The Digital Dark Age: A Case for Saving Our Selifes

August 28, 2017 | By Sasha Ganeles, Planner

If you worry about future generations finding photos of you during your Kardashian contouring phase, take heart. Such incriminating photos will likely be forgotten as we enter a potential ‘digital dark age’ – a period in which the digital records of our entire generation are lost and forgotten by future historians. The phenomenon represents an irony inherent to modern technology: because we digitize our photos, music, films – and even official documents such as court rulings – to store them safely for long-term survival, we could actually be making ourselves more vulnerable to losing our information.
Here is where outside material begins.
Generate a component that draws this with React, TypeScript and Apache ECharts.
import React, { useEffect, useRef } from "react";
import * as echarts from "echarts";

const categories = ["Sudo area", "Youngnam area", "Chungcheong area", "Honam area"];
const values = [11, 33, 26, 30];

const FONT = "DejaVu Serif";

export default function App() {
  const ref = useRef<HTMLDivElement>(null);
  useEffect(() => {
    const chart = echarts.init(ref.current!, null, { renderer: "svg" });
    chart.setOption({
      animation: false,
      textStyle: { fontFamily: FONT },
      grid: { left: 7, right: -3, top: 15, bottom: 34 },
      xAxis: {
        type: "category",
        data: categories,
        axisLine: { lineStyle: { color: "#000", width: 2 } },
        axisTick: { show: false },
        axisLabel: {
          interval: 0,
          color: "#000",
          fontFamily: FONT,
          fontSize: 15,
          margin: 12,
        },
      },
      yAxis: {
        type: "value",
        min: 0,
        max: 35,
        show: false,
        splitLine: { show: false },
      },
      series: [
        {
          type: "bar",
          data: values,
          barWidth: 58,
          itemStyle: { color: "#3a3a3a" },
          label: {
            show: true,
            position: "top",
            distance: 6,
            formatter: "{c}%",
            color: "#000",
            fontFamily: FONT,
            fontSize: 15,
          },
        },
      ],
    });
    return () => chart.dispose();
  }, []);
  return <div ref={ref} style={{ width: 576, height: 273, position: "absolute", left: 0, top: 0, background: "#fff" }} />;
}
Unlike physical photographs and documents, digital files require software and hardware that could very well be unavailable in the coming years (remember Jaz drives? Neither do we). As constantly evolving hardware renders barely year-old models obsolete, how will we be able to access those files? Already, thousands of photos and messages are trapped in the ancient bodies of discarded flip phones. Even backing up digital content to more ubiquitous hardware like drives and discs does not guarantee longevity thanks to a phenomenon known as data rot which causes it to gradually decay over time.
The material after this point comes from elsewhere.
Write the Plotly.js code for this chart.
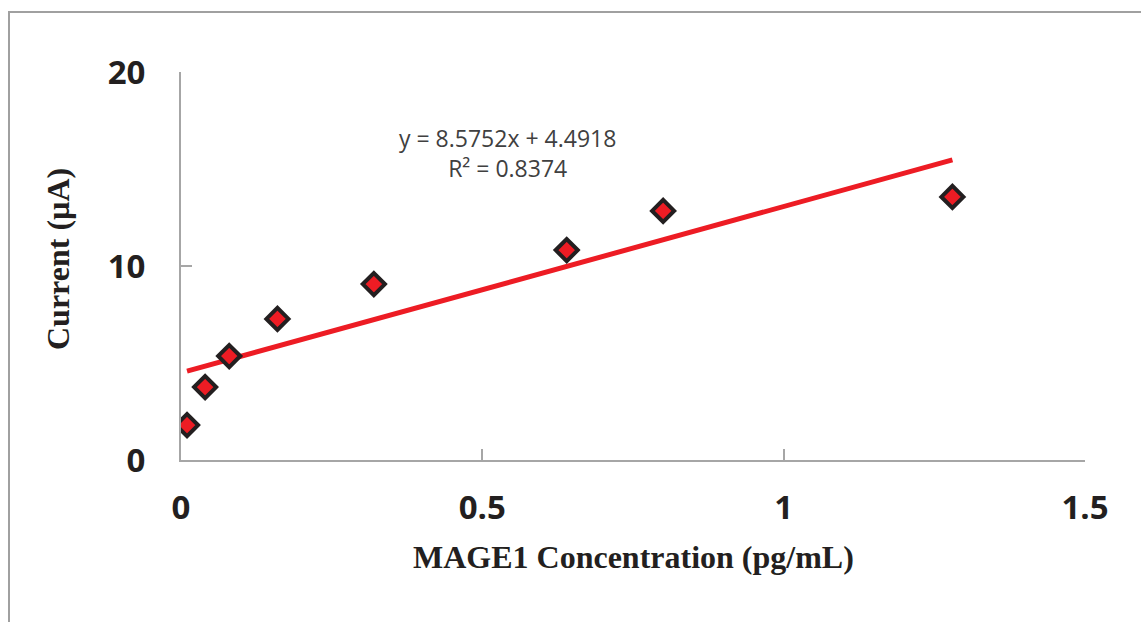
<!DOCTYPE html>
<html>
<head>
<meta charset="utf-8">
<script src="https://cdn.plot.ly/plotly-3.0.1.min.js"></script>
<style>
html,body{margin:0;padding:0;background:#fff;}
#chart{width:1141px;height:622px;}
</style>
</head>
<body>
<div id="chart"></div>
<script>
// Data
var concentration = [0.01, 0.04, 0.08, 0.16, 0.32, 0.64, 0.80, 1.28];
var current = [1.8, 3.76, 5.36, 7.27, 9.07, 10.82, 12.84, 13.56];
var trendSlope = 8.5752;
var trendIntercept = 4.4918;
var trendR2 = 0.8374;
var xTicks = [0, 0.5, 1, 1.5];
var xTickLabels = ['0', '0.5', '1', '1.5'];
var yTicks = [0, 10, 20];
var yTickLabels = ['0', '10', '20'];

var trendX = [concentration[0], concentration[concentration.length - 1]];
var trendY = trendX.map(function (x) { return trendSlope * x + trendIntercept; });

var axisColor = '#a6a6a6';
var tickFont = {family: 'Open Sans, sans-serif', size: 33, color: '#231f20', weight: 'bold'};
var titleFont = {family: 'Liberation Serif, Times New Roman, serif', size: 32, color: '#231f20', weight: 'bold'};

var traces = [
  {
    x: trendX, y: trendY, type: 'scatter', mode: 'lines',
    line: {color: '#ed1c24', width: 5},
    hoverinfo: 'skip', showlegend: false
  },
  {
    x: concentration, y: current, type: 'scatter', mode: 'markers',
    marker: {symbol: 'diamond', size: 17, color: '#ed1c24', line: {color: '#231f20', width: 4}},
    showlegend: false
  }
];

var layout = {
  width: 1141, height: 622,
  margin: {l: 181, r: 56, t: 72, b: 162, pad: 0},
  paper_bgcolor: '#ffffff', plot_bgcolor: '#ffffff',
  showlegend: false,
  xaxis: {
    range: [0, 1.5], tickvals: xTicks, ticktext: xTickLabels,
    showgrid: false, zeroline: false,
    showline: true, linecolor: axisColor, linewidth: 2,
    ticks: 'inside', ticklen: 11, tickwidth: 2, tickcolor: axisColor,
    tickfont: tickFont, ticklabelstandoff: 17
  },
  yaxis: {
    range: [0, 20], tickvals: yTicks, ticktext: yTickLabels,
    showgrid: false, zeroline: false,
    showline: true, linecolor: axisColor, linewidth: 2,
    ticks: 'inside', ticklen: 11, tickwidth: 2, tickcolor: axisColor,
    tickfont: tickFont, ticklabelstandoff: 27
  },
  shapes: [
    {type: 'rect', xref: 'paper', yref: 'paper',
     x0: (9 - 181) / 904, x1: 1.3, y0: -0.6, y1: (460 - 12) / 388,
     line: {color: '#a0a0a0', width: 2}, fillcolor: 'rgba(0,0,0,0)', layer: 'below'}
  ],
  annotations: [
    {xref: 'paper', yref: 'paper', x: (58 - 181) / 904, y: (460 - 259) / 388,
     text: 'Current (µA)', textangle: -90, showarrow: false, font: titleFont,
     xanchor: 'center', yanchor: 'middle'},
    {xref: 'paper', yref: 'paper', x: 0.5, y: (460 - 557) / 388,
     text: 'MAGE1 Concentration (pg/mL)', showarrow: false, font: titleFont,
     xanchor: 'center', yanchor: 'middle'},
    {xref: 'paper', yref: 'paper', x: (507 - 181) / 904, y: (460 - 153) / 388,
     text: 'y = ' + trendSlope + 'x + ' + trendIntercept + '<br>R² = ' + trendR2,
     showarrow: false, align: 'center',
     font: {family: 'Open Sans, sans-serif', size: 23, color: '#404040'},
     xanchor: 'center', yanchor: 'middle'}
  ]
};

Plotly.newPlot('chart', traces, layout, {displayModeBar: false, staticPlot: true});
</script>
</body>
</html>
And if you think storing data on the cloud is the limitless solve, imagine the possible repercussions of entrusting our digital information solely to Internet corporations such as Google or Amazon. They would essentially become the gatekeepers of our memories – and that’s assuming they’ll still be around in the decades to come. Some companies are already forcing users to pay up or move their data elsewhere.

So how can we ensure our cleverly hashtagged wedding photos are saved for the grandchildren? There are efforts to archive the Internet, but will it matter if the Internet ceases to exist? Although we’re used to our digital files being automatically stored, preserving our personal and family histories is going to require more effort. Call us old fashioned, but we think the most reliable way to preserve documents and photos is to print them out and store them in a safe place. As for other digital content, we recommend updating hard drive backups regularly — that is until the day our memories are enhanced so that AI records and remembers every event in our lives. Hey, it’s Black Mirror’s world, and we’re just living in it.